Wednesday, December 1, 2010

I think I have a bit of an obsessive-compulsive problem.

I can't step on the cracks in sidewalks. This is not necessarily due to me not wanting to break my mother's back. I mean, of course I don't want to break my mother's back, but I never believed that there was one iota of truth to that childhood sing-song "don't step on a crack -- you'll break your mother's back!"

It just kind of always hangs out in the back of my mind, even now that I'm 21 years old, and as I'm walking along, I'm thinking of the rhyme -- not of my mother, of the rhyme -- and trying to adjust my steps to be perfectly placed so that I don't have to think about not stepping on the cracks.

This, of course, never works, because either I would have to take really long steps (yes, even for me and my really long legs) or I would have to take comically short steps. So usually I sort of trip-hop along. Sometimes I count cement slabs as I walk. There are 53 of them going across the quad from Illick to Marshall (and, I expect, vice versa).

Unfortunately, it doesn't stop there. You see, I get distracted by these cracks. I am constantly looking at my feet to try to avoid them... so I see the breaks in the neighboring slabs, or in the curb bordering the sidewalk, and if they don't line up, even though I am not walking directly on them, I cannot step where the extrapolation of the line would fall.

So the other day I was doing this, and I started to think about how ridiculous it was. And as I laughed at myself, I raised my chin so that I couldn't see the cracks in the sidewalk and kept walking, only to find that it bothered me so much that I might be stepping on those cracks that I cannot stand it, and had to look back at the ground.

When I'm walking on bricks, I can't avoid stepping on cracks. Obviously. So instead I try to walk with the "grain" of the bricks. I place my feet either perpendicular or parallel to the longest side of the bricks, or, in the case of a sort of crosshatching pattern, I walk with my toes pointed towards the point of the bricks. If the bricks change color, when I place my foot, it cannot touch more than one color.

The takehome message: please please please just use asphalt.

I'm also weird about stepping on parking lot lines.

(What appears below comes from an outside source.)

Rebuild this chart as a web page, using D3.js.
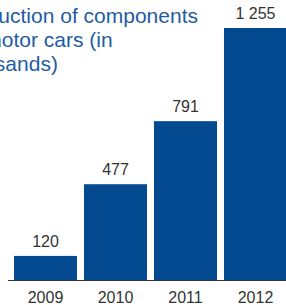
<!DOCTYPE html>
<html lang="en">
<head>
  <meta charset="UTF-8" />
  <title>Production of components for motor cars</title>
  <script src="https://cdnjs.cloudflare.com/ajax/libs/d3/7.8.5/d3.min.js"></script>
  <style>
    body {
      margin: 0;
      background: #fff;
    }

    svg {
      display: block;
      font-family: "Liberation Sans", Arial, sans-serif;
    }
  </style>
</head>
<body>
  <svg id="chart" width="286" height="305"></svg>

  <script>
    const years = ["2009", "2010", "2011", "2012"];
    const values = [120, 477, 791, 1255];
    const titleLines = ["Production of components", "for motor cars (in", "thousands)"];

    const svg = d3.select("#chart");
    const baseY = 280;

    const x = d3.scaleBand()
      .domain(years)
      .range([10.5, 290.5])
      .paddingInner(0.1)
      .paddingOuter(0.05);

    const y = d3.scaleLinear()
      .domain([0, d3.max(values)])
      .range([baseY, 28]);

    const data = years.map((yr, i) => ({ year: yr, value: values[i] }));

    // title, cut off at the left edge like the original
    svg.append("text")
      .attr("fill", "#1f5ca3")
      .attr("font-size", "21px")
      .selectAll("tspan")
      .data(titleLines)
      .enter().append("tspan")
      .attr("x", -46)
      .attr("y", (d, i) => 23 + i * 24)
      .text(d => d);

    svg.selectAll("rect.bar")
      .data(data)
      .enter().append("rect")
      .attr("class", "bar")
      .attr("x", d => x(d.year))
      .attr("width", x.bandwidth())
      .attr("y", d => y(d.value))
      .attr("height", d => baseY - y(d.value))
      .attr("fill", "#034a91");

    // value labels
    const fmt = d3.formatLocale({ decimal: ".", thousands: " ", grouping: [3], currency: ["", ""] }).format(",");
    svg.selectAll("text.val")
      .data(data)
      .enter().append("text")
      .attr("class", "val")
      .attr("x", d => x(d.year) + x.bandwidth() / 2)
      .attr("y", d => y(d.value) - 9)
      .attr("text-anchor", "middle")
      .attr("font-size", "16px")
      .attr("fill", "#333")
      .text(d => fmt(d.value));

    // baseline
    svg.append("line")
      .attr("x1", 8)
      .attr("x2", 286)
      .attr("y1", baseY + 0.5)
      .attr("y2", baseY + 0.5)
      .attr("stroke", "#333")
      .attr("stroke-width", 1.2);

    // year labels
    const xAxis = d3.axisBottom(x).tickSize(0).tickPadding(0);
    const axisG = svg.append("g")
      .attr("transform", `translate(0,${baseY})`)
      .call(xAxis);
    axisG.select(".domain").remove();
    axisG.selectAll("text")
      .attr("dy", null)
      .attr("y", 23)
      .attr("font-size", "16px")
      .attr("font-family", "\"Liberation Sans\", Arial, sans-serif")
      .attr("fill", "#333");
  </script>
</body>
</html>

Today I cleaved the coupling reaction, which looked very pitiful by GC (I only used 0.1 eq extra of the THP ether, after all, so having so much remaining didn't make sense!), and then I quenched it, went to teach my freshmen about the gas law, which they haven't touched in lecture but which is very easy (side note: the lab should probably not be referred to as 'Determination of R' if R is never actually determined), came back, took off the solvent, added new solvent, dried it, took off the solvent, added recrystallization solvent, and BOOM!

I'm telling you, this baby just does not want to be in solution. And that would be okay with me if it didn't mean I had to do all of these gymnastics to separate my lovely crystal babies from the oily brown gunk at the bottom. Oh well... I took a pipette and sucked out the oil while the diol was still dissolved (the whole thing was still in the rotavap at 60*C or so), and then set that aside in a mini Erlenmeyer (note to self: go get that out of Adam's freezer -- you forgot to move it), and put the 'supernatant' (ugh, biochemistry) into the freezer.

Voila! The loveliest crystals I've made yet!

Says Adam: "well, gee, it's almost like you know what you're doing!"

Thank you, Adam.

Sometimes I just want to sleep but there is so much work to be done that I can't even let myself sleep. I'd wish for the weekend, but that would bring me THIS MUCH CLOSER to the end of the semester.

At least Christina helped me get my dress for soiree ;-) I think I shall have to get black tights to wear with it, for it is certainly a short little thing.